▸ To be done
Reproduce all of the data below without alteration; exclude every picture.
::::
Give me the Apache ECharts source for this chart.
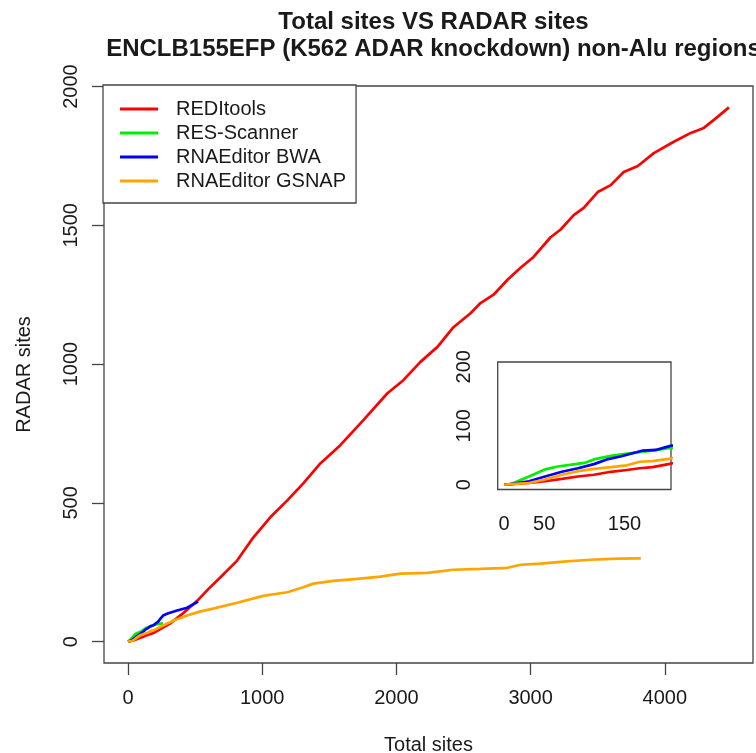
<!DOCTYPE html>
<html>
<head>
<meta charset="utf-8">
<script src="https://cdn.jsdelivr.net/npm/echarts@6/dist/echarts.min.js"></script>
<style>
html,body{margin:0;padding:0;background:#fff;}
#chart{width:756px;height:753px;}
</style>
</head>
<body>
<div id="chart"></div>
<script>
// ---- data (Total sites, RADAR sites) ----
const seriesNames = ['REDItools', 'RES-Scanner', 'RNAEditor BWA', 'RNAEditor GSNAP'];
const seriesColors = ['#FF0000', '#00EE00', '#0000FF', '#FFA500'];

const reditools = [[0,0],[8,1],[31,3],[51,6],[72,10],[92,14],[112,17],[133,22],[153,25],[169,28],[185,30],[205,35],[250,48],[313,65],[400,98],[515,147],[600,190],[687,231],[813,292],[933,375],[1060,448],[1187,509],[1306,570],[1433,642],[1582,708],[1754,798],[1933,895],[2052,942],[2179,1008],[2306,1062],[2425,1133],[2552,1183],[2627,1220],[2724,1250],[2828,1304],[2925,1347],[3022,1386],[3149,1457],[3224,1485],[3321,1537],[3396,1563],[3500,1620],[3597,1645],[3694,1692],[3799,1714],[3918,1760],[4067,1801],[4194,1833],[4291,1851],[4366,1880],[4478,1925]];

const resScanner = [[0,0],[8,1],[31,14],[51,26],[67,31],[84,34],[100,37],[112,43],[133,49],[149,52],[165,55],[185,58],[205,62],[230,64],[261,66]];

const rnaEditorBWA = [[0,0],[8,1],[31,6],[51,14],[72,22],[92,28],[112,35],[128,43],[145,48],[165,55],[173,58],[189,59],[205,65],[225,72],[245,85],[261,94],[300,102],[366,112],[440,122],[522,144]];

const rnaEditorGSNAP = [[0,0],[8,1],[31,3],[51,9],[72,17],[92,23],[112,27],[133,30],[153,33],[169,39],[185,40],[205,44],[261,58],[350,78],[440,94],[534,108],[634,119],[813,140],[1007,165],[1187,178],[1300,195],[1381,209],[1530,219],[1709,226],[1881,234],[2030,245],[2231,248],[2425,259],[2627,262],[2828,266],[2925,277],[3075,281],[3246,288],[3448,295],[3649,299],[3821,300]];

const mainXTicks = [0, 1000, 2000, 3000, 4000];
const mainYTicks = [0, 500, 1000, 1500, 2000];
const insetXTicks = [0, 50, 150];
const insetYTicks = [0, 100, 200];
const insetRange = [0, 200];

const allData = [reditools, resScanner, rnaEditorBWA, rnaEditorGSNAP];

// R-style 4% axis extension
function rRange(vals) {
  const mn = Math.min(...vals), mx = Math.max(...vals);
  const e = (mx - mn) * 0.04;
  return [mn - e, mx + e];
}
const xr = rRange(allData.flat().map(p => p[0]));
const yr = rRange(allData.flat().map(p => p[1]));
const ir = rRange(insetRange);

const FONT = "'Liberation Sans', Arial, Helvetica, sans-serif";
const TXT = '#1a1a1a';
const BOX = '#444';

function axisCommon(ticks, rotate, withTicks) {
  return {
    type: 'value',
    axisLine: { show: false, onZero: false },
    axisTick: { show: withTicks, length: 12, inside: false, customValues: ticks,
                lineStyle: { color: BOX, width: 1.3 } },
    axisLabel: { customValues: ticks, fontSize: 20, color: TXT, fontFamily: FONT,
                 formatter: v => String(v),
                 rotate: rotate, margin: rotate ? 23 : 25, lineHeight: 20, showMinLabel: true, showMaxLabel: true },
    splitLine: { show: false }
  };
}

const series = [];
allData.forEach((d, i) => {
  series.push({
    name: seriesNames[i], type: 'line', xAxisIndex: 0, yAxisIndex: 0,
    data: d, showSymbol: false, symbol: 'none', clip: true,
    lineStyle: { color: seriesColors[i], width: 2.7 }, itemStyle: { color: seriesColors[i] },
    animation: false, z: 2 + i
  });
});
allData.forEach((d, i) => {
  series.push({
    name: seriesNames[i], type: 'line', xAxisIndex: 1, yAxisIndex: 1,
    data: d, showSymbol: false, symbol: 'none', clip: true,
    lineStyle: { color: seriesColors[i], width: 2.7 }, itemStyle: { color: seriesColors[i] },
    animation: false, z: 2 + i
  });
});

const option = {
  animation: false,
  backgroundColor: '#fff',
  textStyle: { fontFamily: FONT },
  title: {
    text: 'Total sites VS RADAR sites\nENCLB155EFP (K562 ADAR knockdown) non-Alu regions',
    left: 428.5, top: 4, textAlign: 'center',
    textStyle: { fontSize: 24, fontWeight: 'bold', color: TXT, lineHeight: 27, fontFamily: FONT }
  },
  legend: {
    data: seriesNames, orient: 'vertical', left: 103, top: 85,
    backgroundColor: '#fff', borderColor: BOX, borderWidth: 1.3, borderRadius: 0,
    padding: [14, 10, 12, 17], itemWidth: 38, itemHeight: 3, itemGap: 4, icon: 'rect',
    selectedMode: false,
    textStyle: { fontSize: 20, color: TXT, lineHeight: 20, fontFamily: FONT, padding: [0, 0, 0, 13] }
  },
  grid: [
    { left: 104, top: 86, width: 649, height: 577, show: true, borderColor: BOX, borderWidth: 1.3,
      backgroundColor: 'transparent', containLabel: false, outerBoundsMode: 'none' },
    { left: 497.7, top: 362, width: 173.3, height: 127.5, show: true, borderColor: BOX, borderWidth: 1.3,
      backgroundColor: '#fff', containLabel: false, outerBoundsMode: 'none' }
  ],
  xAxis: [
    Object.assign(axisCommon(mainXTicks, 0, true), { gridIndex: 0, min: xr[0], max: xr[1],
      name: 'Total sites', nameLocation: 'middle', nameGap: 72,
      nameTextStyle: { fontSize: 20, color: TXT, fontFamily: FONT, lineHeight: 20 } }),
    Object.assign(axisCommon(insetXTicks, 0, false), { gridIndex: 1, min: ir[0], max: ir[1] })
  ],
  yAxis: [
    Object.assign(axisCommon(mainYTicks, 90, true), { gridIndex: 0, min: yr[0], max: yr[1],
      name: 'RADAR sites', nameLocation: 'middle', nameGap: 70, nameRotate: 90,
      nameTextStyle: { fontSize: 20, color: TXT, fontFamily: FONT, lineHeight: 20 } }),
    Object.assign(axisCommon(insetYTicks, 90, false), { gridIndex: 1, min: ir[0], max: ir[1] })
  ],
  series: series
};

const chart = echarts.init(document.getElementById('chart'), null, { renderer: 'canvas' });
chart.setOption(option);
</script>
</body>
</html>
::::
▸ Exercise output
Give me the Apache ECharts source for this chart.
<!DOCTYPE html>
<html>
<head>
<meta charset="utf-8">
<script src="https://cdn.jsdelivr.net/npm/echarts@6/dist/echarts.min.js"></script>
<style>
html,body{margin:0;padding:0;background:#fff;}
#chart{width:756px;height:753px;}
</style>
</head>
<body>
<div id="chart"></div>
<script>
// ---- data (Total sites, RADAR sites) ----
const seriesNames = ['REDItools', 'RES-Scanner', 'RNAEditor BWA', 'RNAEditor GSNAP'];
const seriesColors = ['#FF0000', '#00EE00', '#0000FF', '#FFA500'];

const reditools = [[0,0],[8,1],[31,3],[51,6],[72,10],[92,14],[112,17],[133,22],[153,25],[169,28],[185,30],[205,35],[250,48],[313,65],[400,98],[515,147],[600,190],[687,231],[813,292],[933,375],[1060,448],[1187,509],[1306,570],[1433,642],[1582,708],[1754,798],[1933,895],[2052,942],[2179,1008],[2306,1062],[2425,1133],[2552,1183],[2627,1220],[2724,1250],[2828,1304],[2925,1347],[3022,1386],[3149,1457],[3224,1485],[3321,1537],[3396,1563],[3500,1620],[3597,1645],[3694,1692],[3799,1714],[3918,1760],[4067,1801],[4194,1833],[4291,1851],[4366,1880],[4478,1925]];

const resScanner = [[0,0],[8,1],[31,14],[51,26],[67,31],[84,34],[100,37],[112,43],[133,49],[149,52],[165,55],[185,58],[205,62],[230,64],[261,66]];

const rnaEditorBWA = [[0,0],[8,1],[31,6],[51,14],[72,22],[92,28],[112,35],[128,43],[145,48],[165,55],[173,58],[189,59],[205,65],[225,72],[245,85],[261,94],[300,102],[366,112],[440,122],[522,144]];

const rnaEditorGSNAP = [[0,0],[8,1],[31,3],[51,9],[72,17],[92,23],[112,27],[133,30],[153,33],[169,39],[185,40],[205,44],[261,58],[350,78],[440,94],[534,108],[634,119],[813,140],[1007,165],[1187,178],[1300,195],[1381,209],[1530,219],[1709,226],[1881,234],[2030,245],[2231,248],[2425,259],[2627,262],[2828,266],[2925,277],[3075,281],[3246,288],[3448,295],[3649,299],[3821,300]];

const mainXTicks = [0, 1000, 2000, 3000, 4000];
const mainYTicks = [0, 500, 1000, 1500, 2000];
const insetXTicks = [0, 50, 150];
const insetYTicks = [0, 100, 200];
const insetRange = [0, 200];

const allData = [reditools, resScanner, rnaEditorBWA, rnaEditorGSNAP];

// R-style 4% axis extension
function rRange(vals) {
  const mn = Math.min(...vals), mx = Math.max(...vals);
  const e = (mx - mn) * 0.04;
  return [mn - e, mx + e];
}
const xr = rRange(allData.flat().map(p => p[0]));
const yr = rRange(allData.flat().map(p => p[1]));
const ir = rRange(insetRange);

const FONT = "'Liberation Sans', Arial, Helvetica, sans-serif";
const TXT = '#1a1a1a';
const BOX = '#444';

function axisCommon(ticks, rotate, withTicks) {
  return {
    type: 'value',
    axisLine: { show: false, onZero: false },
    axisTick: { show: withTicks, length: 12, inside: false, customValues: ticks,
                lineStyle: { color: BOX, width: 1.3 } },
    axisLabel: { customValues: ticks, fontSize: 20, color: TXT, fontFamily: FONT,
                 formatter: v => String(v),
                 rotate: rotate, margin: rotate ? 23 : 25, lineHeight: 20, showMinLabel: true, showMaxLabel: true },
    splitLine: { show: false }
  };
}

const series = [];
allData.forEach((d, i) => {
  series.push({
    name: seriesNames[i], type: 'line', xAxisIndex: 0, yAxisIndex: 0,
    data: d, showSymbol: false, symbol: 'none', clip: true,
    lineStyle: { color: seriesColors[i], width: 2.7 }, itemStyle: { color: seriesColors[i] },
    animation: false, z: 2 + i
  });
});
allData.forEach((d, i) => {
  series.push({
    name: seriesNames[i], type: 'line', xAxisIndex: 1, yAxisIndex: 1,
    data: d, showSymbol: false, symbol: 'none', clip: true,
    lineStyle: { color: seriesColors[i], width: 2.7 }, itemStyle: { color: seriesColors[i] },
    animation: false, z: 2 + i
  });
});

const option = {
  animation: false,
  backgroundColor: '#fff',
  textStyle: { fontFamily: FONT },
  title: {
    text: 'Total sites VS RADAR sites\nENCLB155EFP (K562 ADAR knockdown) non-Alu regions',
    left: 428.5, top: 4, textAlign: 'center',
    textStyle: { fontSize: 24, fontWeight: 'bold', color: TXT, lineHeight: 27, fontFamily: FONT }
  },
  legend: {
    data: seriesNames, orient: 'vertical', left: 103, top: 85,
    backgroundColor: '#fff', borderColor: BOX, borderWidth: 1.3, borderRadius: 0,
    padding: [14, 10, 12, 17], itemWidth: 38, itemHeight: 3, itemGap: 4, icon: 'rect',
    selectedMode: false,
    textStyle: { fontSize: 20, color: TXT, lineHeight: 20, fontFamily: FONT, padding: [0, 0, 0, 13] }
  },
  grid: [
    { left: 104, top: 86, width: 649, height: 577, show: true, borderColor: BOX, borderWidth: 1.3,
      backgroundColor: 'transparent', containLabel: false, outerBoundsMode: 'none' },
    { left: 497.7, top: 362, width: 173.3, height: 127.5, show: true, borderColor: BOX, borderWidth: 1.3,
      backgroundColor: '#fff', containLabel: false, outerBoundsMode: 'none' }
  ],
  xAxis: [
    Object.assign(axisCommon(mainXTicks, 0, true), { gridIndex: 0, min: xr[0], max: xr[1],
      name: 'Total sites', nameLocation: 'middle', nameGap: 72,
      nameTextStyle: { fontSize: 20, color: TXT, fontFamily: FONT, lineHeight: 20 } }),
    Object.assign(axisCommon(insetXTicks, 0, false), { gridIndex: 1, min: ir[0], max: ir[1] })
  ],
  yAxis: [
    Object.assign(axisCommon(mainYTicks, 90, true), { gridIndex: 0, min: yr[0], max: yr[1],
      name: 'RADAR sites', nameLocation: 'middle', nameGap: 70, nameRotate: 90,
      nameTextStyle: { fontSize: 20, color: TXT, fontFamily: FONT, lineHeight: 20 } }),
    Object.assign(axisCommon(insetYTicks, 90, false), { gridIndex: 1, min: ir[0], max: ir[1] })
  ],
  series: series
};

const chart = echarts.init(document.getElementById('chart'), null, { renderer: 'canvas' });
chart.setOption(option);
</script>
</body>
</html>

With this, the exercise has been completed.